Many elements of Moonlight are successfully woven into the fabric of the narrative: Robert Ouyang Rusli’s soundtrack recalls the meditative atmosphere of the one composed by Nicholas Britell; cinematographer Justin Derry’s close-up shots explore the soul and feelings of characters as James Laxton provided for the Oscar-winner; James LeSage’s editing, on the other hand, evokes the inner turmoil of the young protagonist with identical contemplative rhythm and detachment in a realistic cinematographic way, as if we were in the world of perceptions and feelings, not only of facts.
Meanwhile, Miles Warren scans the narrative within the 4:3 aspect ratio, which compresses and smothers Darious on the claustrophobic journey of figuring out which man he wants to mature into. The aspect ratio makes it difficult for the characters to interact in the frame, so that in most shots, the characters are seen alone, yearning for contact that doesn’t seem possible in the tight cinematic frame. And, when the space is occupied by more than one person, the contact doesn’t seem to be authentic in most cases, like the invitation for Darious to come and give the family a hug. It is not an action that starts from his desire, but from the summons, to which he owes obedience.
Through its formal aspects, Bruiser suggests a promising future for Miles Warren. At one point, Malcolm is plunged into the darkness of his lies, photographed in dim lighting that barely sketches the outline of his face. At another, two men fight in a field, illuminated intermittently by a red light that animalizes them. By the way, the color red is present within a sepia autumnal photograph as a symbol in contrast to a Bruce Lee shirt, an advocate of self-defense, not offense.

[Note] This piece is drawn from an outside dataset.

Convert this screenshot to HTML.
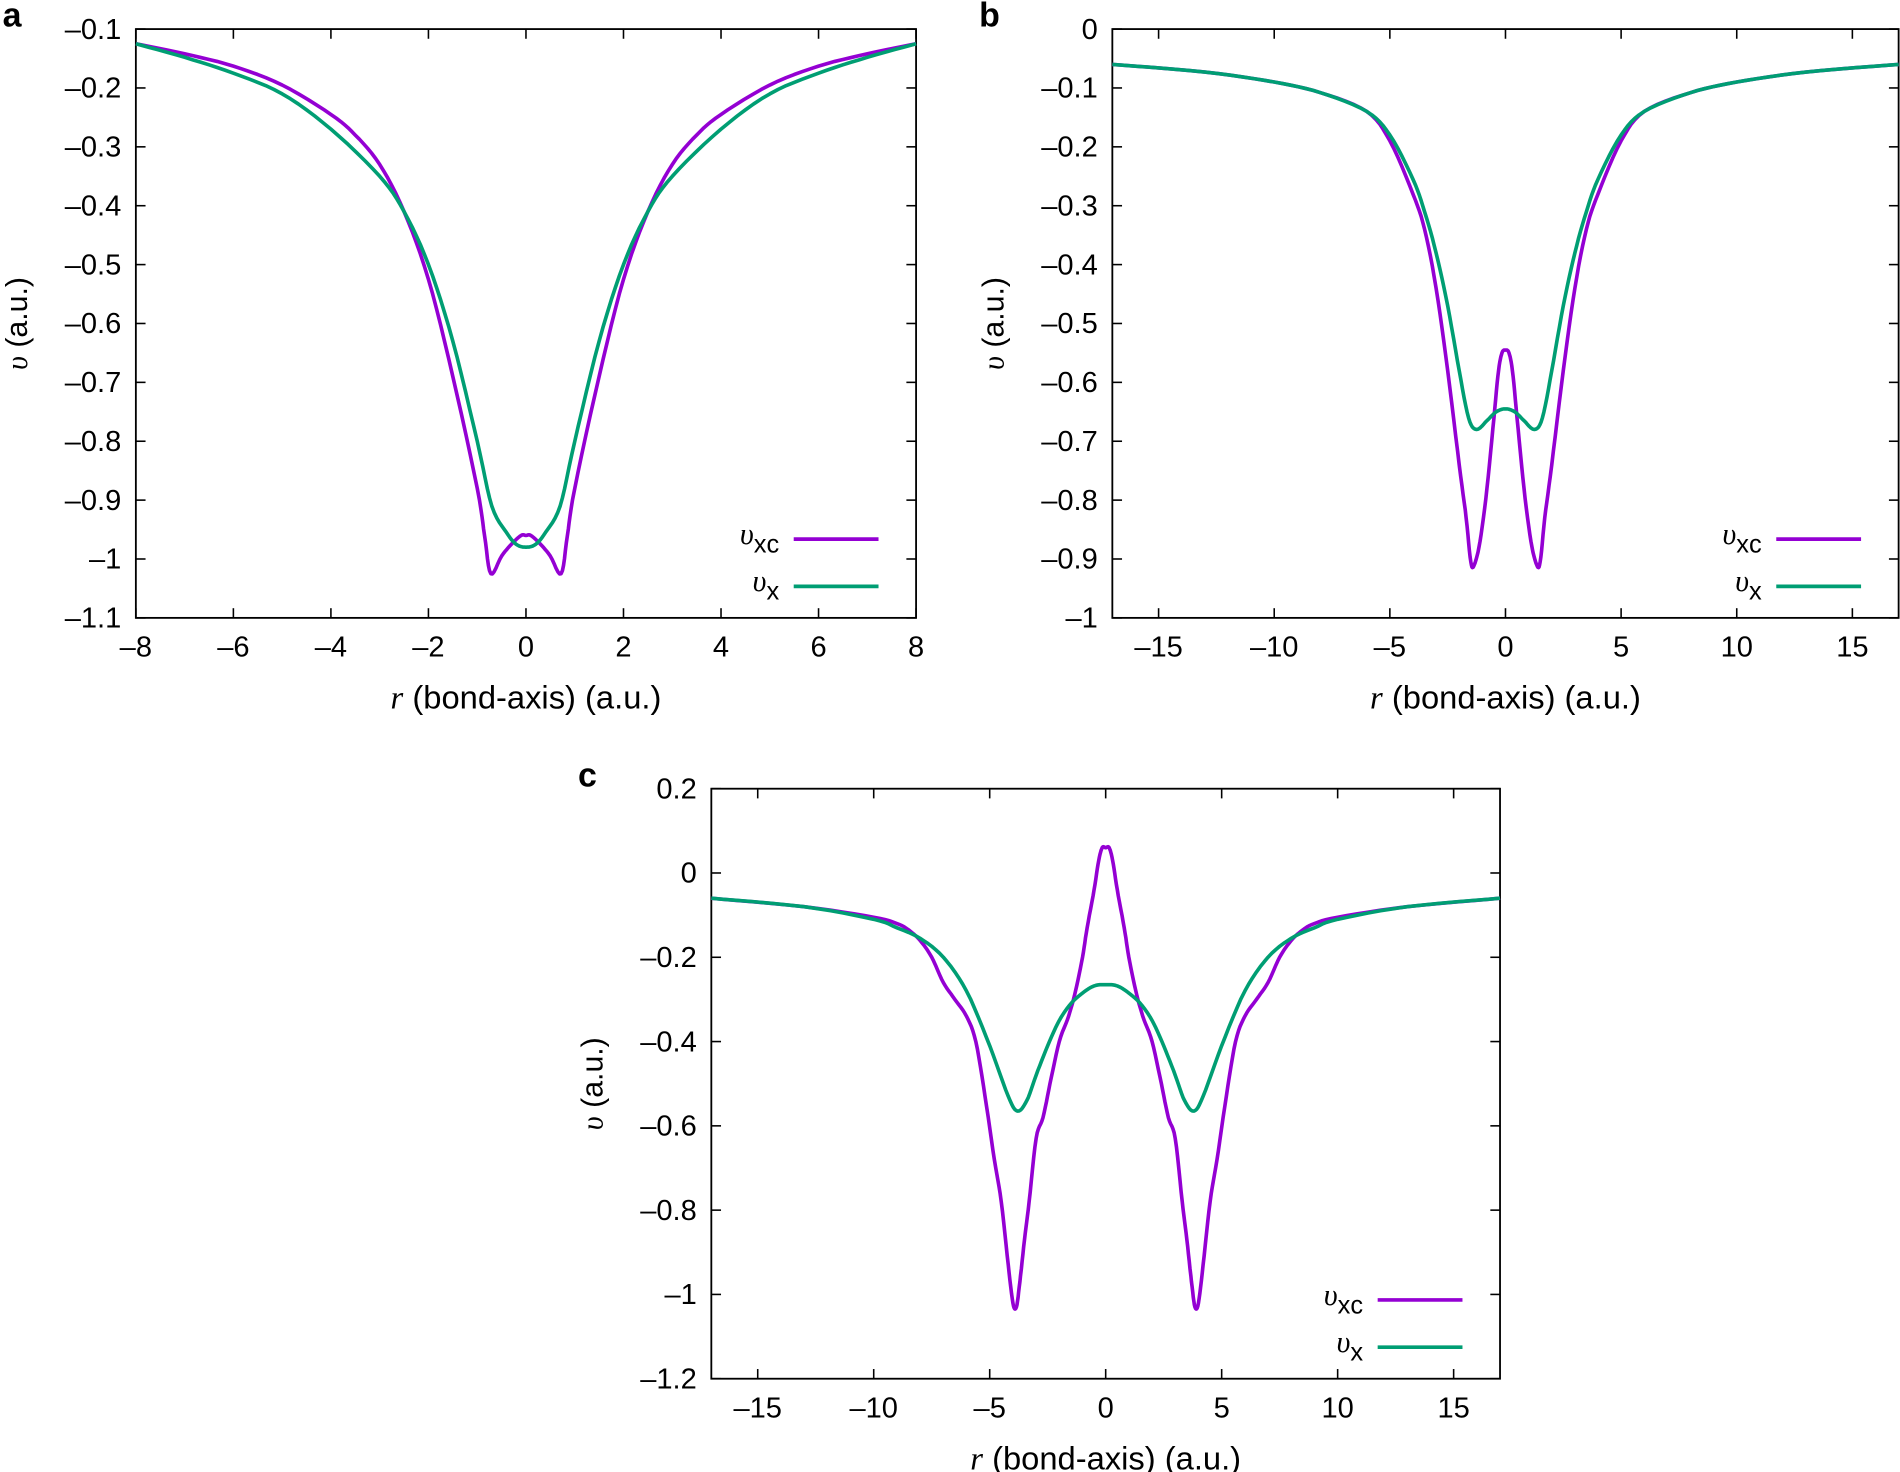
<!DOCTYPE html>
<html><head><meta charset="utf-8">
<style>
html,body{margin:0;padding:0;background:#fff;}
svg{display:block;}
text{font-family:"Liberation Sans",sans-serif;fill:#000;}
.it{font-family:"Liberation Serif",serif;font-style:italic;}
</style></head>
<body>
<svg id="s" width="1900" height="1472" viewBox="0 0 1568 1215" xmlns="http://www.w3.org/2000/svg"></svg>
<script>
const s=document.getElementById('s');
const NS='http://www.w3.org/2000/svg';
function el(t,a,txt){const e=document.createElementNS(NS,t);for(const k in a)e.setAttribute(k,a[k]);if(txt!==undefined)e.textContent=txt;s.appendChild(e);return e;}
function fmt(v){return (v<0?'\u2013':'')+String(Math.abs(v));}
function sym(pts){const r=[];for(let i=pts.length-1;i>=0;i--)if(pts[i][0]!==0)r.push([-pts[i][0],pts[i][1]]);return r.concat(pts);}
function interp(pts,n){const out=[];const P=i=>pts[Math.max(0,Math.min(pts.length-1,i))];
 for(let i=0;i<pts.length-1;i++){const p0=P(i-1),p1=P(i),p2=P(i+1),p3=P(i+2);
  for(let k=0;k<n;k++){const t=k/n,t2=t*t,t3=t2*t;const f=j=>0.5*((2*p1[j])+(-p0[j]+p2[j])*t+(2*p0[j]-5*p1[j]+4*p2[j]-p3[j])*t2+(-p0[j]+3*p1[j]-3*p2[j]+p3[j])*t3);out.push([f(0),f(1)]);}}
 out.push(pts[pts.length-1]);return out;}
function panel(o){
  const X=v=>o.x0+(v-o.xmin)/(o.xmax-o.xmin)*(o.x1-o.x0);
  const Y=v=>o.y0+(o.ymax-v)/(o.ymax-o.ymin)*(o.y1-o.y0);
  el('rect',{x:o.x0,y:o.y0,width:o.x1-o.x0,height:o.y1-o.y0,fill:'none',stroke:'#000','stroke-width':1.5});
  o.xt.forEach(v=>{const x=X(v);el('line',{x1:x,y1:o.y1,x2:x,y2:o.y1-8,stroke:'#000','stroke-width':1.3});el('line',{x1:x,y1:o.y0,x2:x,y2:o.y0+8,stroke:'#000','stroke-width':1.3});el('text',{x:x,y:o.y1+32,'font-size':24,'text-anchor':'middle'},fmt(v));});
  o.yt.forEach(v=>{const y=Y(v);el('line',{x1:o.x0,y1:y,x2:o.x0+8,y2:y,stroke:'#000','stroke-width':1.3});el('line',{x1:o.x1,y1:y,x2:o.x1-8,y2:y,stroke:'#000','stroke-width':1.3});el('text',{x:o.x0-12,y:y+8,'font-size':24,'text-anchor':'end'},fmt(v));});
  const cx=(o.x0+o.x1)/2;
  const t=el('text',{x:cx,y:o.y1+75,'font-size':27,'text-anchor':'middle'});
  const a=document.createElementNS(NS,'tspan');a.setAttribute('class','it');a.textContent='r';t.appendChild(a);
  const b=document.createElementNS(NS,'tspan');b.textContent=' (bond-axis) (a.u.)';t.appendChild(b);
  const cy=(o.y0+o.y1)/2;
  const g=el('text',{x:o.ylx,y:cy,'font-size':25,'text-anchor':'middle',transform:`rotate(-90 ${o.ylx} ${cy})`});
  const c=document.createElementNS(NS,'tspan');c.setAttribute('class','it');c.textContent='\u03c5';g.appendChild(c);
  const d=document.createElementNS(NS,'tspan');d.textContent=' (a.u.)';g.appendChild(d);
  el('text',{x:o.x0-110,y:o.y0-2,'font-size':28,'font-weight':'bold'},o.lab);
  const path=(pts,col)=>{const p=interp(sym(pts),6).map(q=>X(q[0]).toFixed(1)+','+Y(q[1]).toFixed(1)).join(' ');el('polyline',{points:p,fill:'none',stroke:col,'stroke-width':3,'stroke-linejoin':'round'});};
  path(o.xc,'#9400d3');path(o.x,'#009e73');
  const lx=o.x1-101, ly1=o.y1-65, ly2=o.y1-26;
  el('line',{x1:lx,y1:ly1,x2:lx+70,y2:ly1,stroke:'#9400d3','stroke-width':3});
  el('line',{x1:lx,y1:ly2,x2:lx+70,y2:ly2,stroke:'#009e73','stroke-width':3});
  const t1=el('text',{x:lx-12,y:ly1+4,'font-size':25,'text-anchor':'end'});
  let e=document.createElementNS(NS,'tspan');e.setAttribute('class','it');e.textContent='\u03c5';t1.appendChild(e);
  e=document.createElementNS(NS,'tspan');e.setAttribute('dy','7');e.setAttribute('font-size','21');e.textContent='xc';t1.appendChild(e);
  const t2=el('text',{x:lx-12,y:ly2+4,'font-size':25,'text-anchor':'end'});
  e=document.createElementNS(NS,'tspan');e.setAttribute('class','it');e.textContent='\u03c5';t2.appendChild(e);
  e=document.createElementNS(NS,'tspan');e.setAttribute('dy','7');e.setAttribute('font-size','21');e.textContent='x';t2.appendChild(e);
}
panel({x0:112,x1:756,y0:24,y1:510,xmin:-8,xmax:8,ymin:-1.1,ymax:-0.1,lab:'a',ylx:22,
 xt:[-8,-6,-4,-2,0,2,4,6,8],yt:[-0.1,-0.2,-0.3,-0.4,-0.5,-0.6,-0.7,-0.8,-0.9,-1,-1.1],
 x:[[0,-0.98],[0.2,-0.975],[0.4,-0.955],[0.7,-0.91],[1,-0.8],[1.5,-0.63],[2,-0.5],[2.5,-0.41],[3,-0.35],[4,-0.27],[5,-0.21],[6,-0.175],[7,-0.148],[8,-0.125]],
 xc:[[0,-0.96],[0.1,-0.96],[0.3,-0.975],[0.5,-0.995],[0.72,-1.025],[0.85,-0.96],[1,-0.88],[1.5,-0.69],[2,-0.525],[2.5,-0.41],[3,-0.33],[3.5,-0.28],[4,-0.245],[5,-0.195],[6,-0.163],[7,-0.142],[8,-0.125]]});
panel({x0:918,x1:1567,y0:24,y1:510,xmin:-17,xmax:17,ymin:-1,ymax:0,lab:'b',ylx:828,
 xt:[-15,-10,-5,0,5,10,15],yt:[0,-0.1,-0.2,-0.3,-0.4,-0.5,-0.6,-0.7,-0.8,-0.9,-1],
 x:[[0,-0.645],[0.4,-0.65],[0.8,-0.665],[1.25,-0.68],[1.6,-0.66],[2,-0.58],[2.5,-0.47],[3,-0.38],[3.5,-0.31],[4,-0.255],[5,-0.18],[6,-0.14],[8,-0.108],[10,-0.09],[13,-0.073],[17,-0.06]],
 xc:[[0,-0.545],[0.15,-0.55],[0.3,-0.58],[0.5,-0.66],[0.8,-0.78],[1.1,-0.87],[1.35,-0.91],[1.5,-0.905],[1.7,-0.83],[2,-0.74],[2.5,-0.58],[3,-0.44],[3.5,-0.34],[4,-0.28],[5,-0.19],[6,-0.14],[8,-0.108],[10,-0.09],[13,-0.073],[17,-0.06]]});
panel({x0:587,x1:1238,y0:651,y1:1138,xmin:-17,xmax:17,ymin:-1.2,ymax:0.2,lab:'c',ylx:497,
 xt:[-15,-10,-5,0,5,10,15],yt:[0.2,0,-0.2,-0.4,-0.6,-0.8,-1,-1.2],
 x:[[0,-0.265],[0.5,-0.268],[1,-0.285],[1.5,-0.31],[2,-0.35],[2.5,-0.41],[3,-0.48],[3.4,-0.54],[3.8,-0.565],[4.2,-0.53],[5,-0.41],[6,-0.28],[7,-0.2],[8,-0.155],[9,-0.13],[10,-0.11],[13,-0.08],[17,-0.06]],
 xc:[[0,0.06],[0.15,0.06],[0.3,0.03],[0.5,-0.04],[0.8,-0.13],[1,-0.2],[1.3,-0.28],[1.6,-0.34],[2,-0.4],[2.4,-0.5],[2.7,-0.58],[3,-0.63],[3.3,-0.78],[3.5,-0.87],[3.7,-0.97],[3.85,-1.03],[4,-1.02],[4.2,-0.93],[4.5,-0.78],[4.8,-0.68],[5.2,-0.53],[5.6,-0.4],[6,-0.34],[6.5,-0.3],[7,-0.26],[7.5,-0.2],[8,-0.16],[8.5,-0.135],[9,-0.12],[10,-0.105],[13,-0.08],[17,-0.06]]});
</script>
</body></html>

The association between masculinity and strength, synonymous with aggressiveness and musculature, is contested with suggestive elements: the weight on the bench-press that Darious lifts, but cannot raise above his chest, suffocating him until his stepfather helps him out. Physical fights, on the other hand, try to settle who is the prey and the predator, pushing away the female characters, June or her mother, with whom Darious learns to drive—a skill with a practical result for the narrative and a metaphorical meaning, as it is synonymous of agency, control. The very similarity between Darious and Porter’s hairstyles highlights the narrative question about whether violence is an inherited genetic characteristic or if it can be deconstructed.
Bruiser is developed within the welcome simplicity of a coming-of-age drama, with formal and stylistic decisions immersed in the critique of the portrayed forms of fatherhood: that of the father emotionally disconnected from his son’s yearnings, and that of the absent father who returns forcefully to his son’s life. I would have liked to have awarded Bruiser the jury prize, and although it was out-voted, I believe the viewer will enjoy discovering the film and getting to know the promising young director behind it.